Kaoru had mentioned his age during his conversation with Ryoji; Reiko had noticed. Kaoru was always being told he looked older than he was; he was used to it.

“How old do I look to you?”

“Hmm. Maybe about five years older …?” She trailed off apologetically, afraid she’d offended him.

“You mean I look old?”

“You look mature. Really … together.” To say he looked old might hurt him; to say he looked “mature” would sound like a compliment, she evidently figured.

“My parents got along well when I was growing up.”

“And that makes kids look older than their age?”

“Well, they always looked like they’d be happy enough to be left alone, just the two of them, so I had to learn to be independent pretty early.”

“Ah.” Reiko’s expression said she wasn’t convinced. She looked at her son’s empty bed.

Kaoru found himself thinking about Reiko’s husband. Something about Ryoji suggested that he didn’t have a father. Maybe there had been a divorce, maybe he’d died, or maybe he’d been absent from the start. In any case, Kaoru had the impression that Ryoji’s relationship with his father was, at the very least, extremely attenuated.

“In that case, maybe my son will never become independent,” said Reiko, still staring at the bed.

Kaoru braced himself and waited for her next words.

“It was cancer …”

“Oh.” He had expected that.

“It was two years ago. Ryoji didn’t mourn his father’s death one bit, you know.”

Kaoru could understand that. The kid probably hadn’t let her see him cry once.

“That’s how it is sometimes.”

But he didn’t mean it. When he imagined his own father’s death an uncontrollable sadness came welling up from the depths of his heart.
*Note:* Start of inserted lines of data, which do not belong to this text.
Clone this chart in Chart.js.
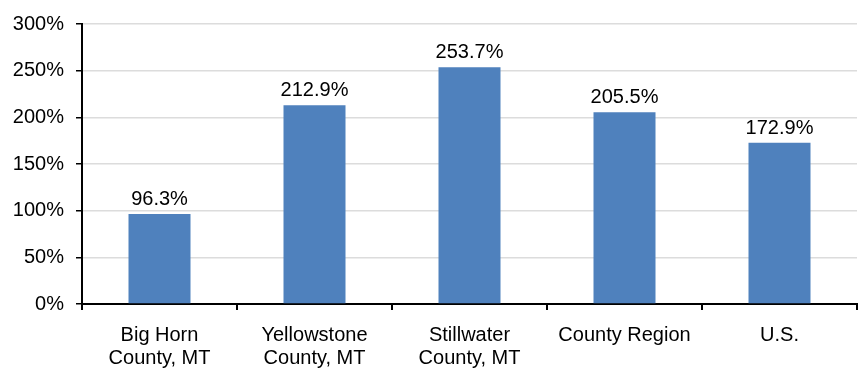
<!DOCTYPE html>
<html>
<head>
<meta charset="utf-8">
<script src="https://cdn.jsdelivr.net/npm/chart.js@4"></script>
<style>
  html, body { margin: 0; padding: 0; background: #fff; }
  #wrap { width: 859px; height: 371px; position: relative; }
</style>
</head>
<body>
<div id="wrap"><canvas id="chart"></canvas></div>
<script>
var categories = [
    ['Big Horn', 'County, MT'],
    ['Yellowstone', 'County, MT'],
    ['Stillwater', 'County, MT'],
    'County Region',
    'U.S.'
];
var values = [96.3, 212.9, 253.7, 205.5, 172.9];
var yTicks = [0, 50, 100, 150, 200, 250, 300];

var font = { family: '"Liberation Sans", Arial, sans-serif', size: 20, lineHeight: 1.15 };

// values printed above each bar, one decimal and a percent sign
var barLabels = {
    id: 'barLabels',
    afterDatasetsDraw: function (chart) {
        var ctx = chart.ctx;
        var meta = chart.getDatasetMeta(0);
        ctx.save();
        ctx.font = font.size + 'px ' + font.family;
        ctx.fillStyle = '#000';
        ctx.textAlign = 'center';
        ctx.textBaseline = 'alphabetic';
        meta.data.forEach(function (bar, i) {
            ctx.fillText(values[i].toFixed(1) + '%', bar.x, bar.y - 9);
        });
        ctx.restore();
    }
};

Chart.defaults.animation = false;
Chart.defaults.font.family = font.family;
Chart.defaults.font.size = font.size;
Chart.defaults.color = '#000';

new Chart(document.getElementById('chart'), {
    type: 'bar',
    data: {
        labels: categories,
        datasets: [{
            data: values,
            backgroundColor: '#4F81BD',
            borderWidth: 0,
            barPercentage: 0.8,
            categoryPercentage: 0.5
        }]
    },
    options: {
        responsive: true,
        maintainAspectRatio: false,
        layout: { padding: { top: 24, right: 2, left: 0, bottom: 0 } },
        plugins: { legend: { display: false }, tooltip: { enabled: false } },
        scales: {
            x: {
                grid: { offset: true, drawOnChartArea: false, tickColor: '#000', tickLength: 6, lineWidth: 2 },
                border: { color: '#000', width: 2 },
                ticks: { padding: 14, maxRotation: 0, autoSkip: false, font: font },
                afterFit: function (axis) { axis.height = 67; }
            },
            y: {
                min: 0,
                max: 300,
                afterBuildTicks: function (axis) {
                    axis.ticks = yTicks.map(function (v) { return { value: v }; });
                },
                grid: { color: '#dcdcdc', lineWidth: 1.5, tickColor: '#000', tickLength: 6 },
                border: { color: '#000', width: 2 },
                ticks: {
                    padding: 12,
                    font: font,
                    callback: function (v) { return v + '%'; }
                },
                afterFit: function (axis) { axis.width = 82; }
            }
        }
    },
    plugins: [barLabels]
});
</script>
</body>
</html>
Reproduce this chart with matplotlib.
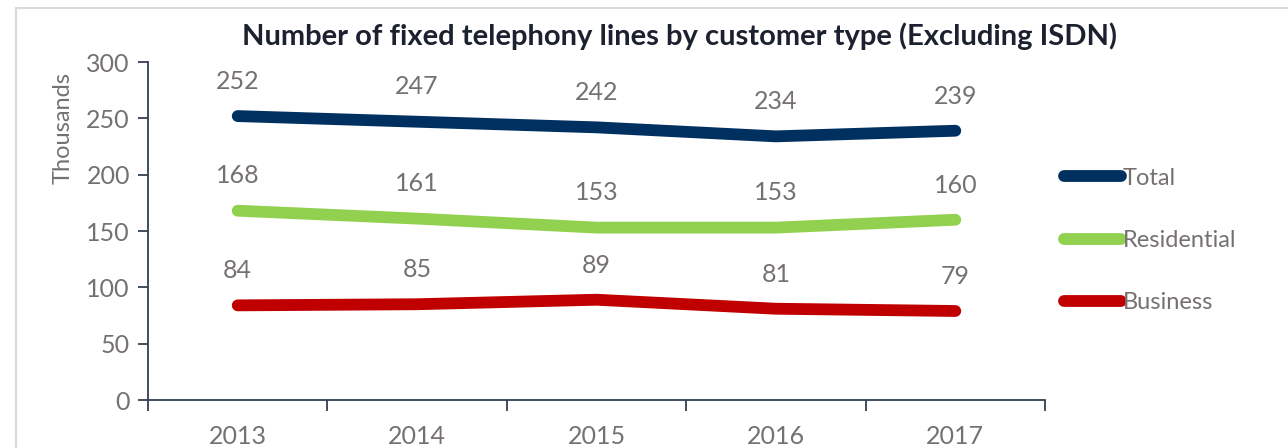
import numpy as np
import matplotlib
matplotlib.use('Agg')
import matplotlib.pyplot as plt
from matplotlib.patches import Rectangle

# data
years = ['2013', '2014', '2015', '2016', '2017']
total = [252, 247, 242, 234, 239]
residential = [168, 161, 153, 153, 160]
business = [84, 85, 89, 81, 79]

series_names = ['Total', 'Residential', 'Business']
series_colors = ['#003060', '#92d050', '#c00000']

grey = '#767171'
plt.rcParams['font.family'] = ['Lato', 'DejaVu Sans']

fig = plt.figure(figsize=(12.88, 4.48), dpi=100)
# light outer frame like the excel chart area
fig.patches.append(Rectangle((16/1288, -0.1), 1.2, 1 - 8/448 + 0.1, transform=fig.transFigure,
                             fill=False, edgecolor='#d9d9d9', linewidth=1.5))

ax = fig.add_axes([148/1288, 48/448, 897/1288, 338/448])
x = np.arange(len(years))

for vals, name, col in zip([total, residential, business], series_names, series_colors):
    ax.plot(x, vals, color=col, linewidth=8.5, solid_capstyle='round', label=name)
    for xi, v in zip(x, vals):
        ax.annotate(str(v), (xi, v), xytext=(0, 25), textcoords='offset points',
                    ha='center', va='center', fontsize=18, color=grey)

ax.set_xlim(-0.5, 4.5)
ax.set_ylim(0, 300)
ax.set_yticks(range(0, 301, 50))
ax.set_xticks(np.arange(-0.5, 5, 1))
ax.set_xticklabels([])
ax.set_xticks(x, minor=True)
ax.set_xticklabels(years, minor=True)
ax.tick_params(axis='x', which='minor', length=0, labelsize=18, labelcolor=grey, pad=18)
ax.tick_params(axis='x', which='major', length=8, color='#333f50', width=1.3)
ax.tick_params(axis='y', length=7, color='#333f50', width=1.3, labelsize=18, labelcolor=grey, pad=6)

for s in ['top', 'right']:
    ax.spines[s].set_visible(False)
for s in ['left', 'bottom']:
    ax.spines[s].set_color('#333f50')
    ax.spines[s].set_linewidth(1.3)

ax.set_ylabel('Thousands', fontsize=17, color=grey, labelpad=8)
ax.yaxis.set_label_coords(-0.083, 0.805)
fig.text(680/1288, 1 - 36/448, 'Number of fixed telephony lines by customer type (Excluding ISDN)',
         ha='center', va='center', fontsize=21, fontweight='bold', color='#1c2130')

leg = ax.legend(loc='upper left', bbox_to_anchor=(0.997, 0.75), frameon=False, fontsize=17,
                labelcolor=grey, handlelength=2.45, handletextpad=0.05, labelspacing=1.75,
                borderaxespad=0.5)

fig.savefig('out.png', dpi=100)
He wasn’t sure he’d be able to overcome it when he faced the actual event. He realized that, at least in that sense, maybe he wasn’t all that independent yet himself.

“Kaoru, would you mind …” Reiko trailed off again, fixing him with a clinging gaze. “Would you mind watching over his studies?”

“You mean, as his tutor?”

“Yes.”

Teaching children was his specialty, and he had time for one or two more students. But he wasn’t sure Ryoji actually needed a tutor. Just from their brief talk together it was obvious that Ryoji was far more capable than other students his age.

But it wasn’t only that. If the cancer had already spread to his lungs and his brain, Kaoru knew that all the tutors and all the studying in the world wouldn’t make any difference in the end. There was no chance that this kid would return to school. But then, maybe that was precisely why she wanted to hire a tutor, in the hopes that letting him prepare to go back to school and resume his studies would restore his faith in the future. Kaoru knew how important it was for those surrounding the patient to show by their actions that they hadn’t given up hope.

“Sure. I have time to come by twice a week, if that would do.”

Reiko took two or three steps toward Kaoru and placed her hands demurely in front of her, one over the other. “Thank you. Not only will it benefit his schoolwork, but I’m sure he’ll be happy to have someone to talk to.”

“Okay, then.”

No doubt Ryoji didn’t have a friend in the world. Kaoru could understand, because he’d been the same. He’d been just a little of a social outcast at school. But in his case, he’d had a good relationship with his parents that had saved him from feeling lonely. Crazy as his father could be, he’d been the best possible conversation partner for Kaoru. With his father and mother around, Kaoru hadn’t been inclined to wonder why he’d been born into this world. He’d never had doubts about his identity.

What Reiko sought in Kaoru was a father figure for her son. Kaoru didn’t have a problem with that. He was confident he could play that role, and do it well.

But, he wondered: Does she also want a husband figure for herself?

Kaoru’s imagination began to run away with him. He wasn’t as confident on that score. But he wanted to at least try to be the man Reiko needed.

They arranged a date and time for his next visit. Then Kaoru left Ryoji’s hospital room.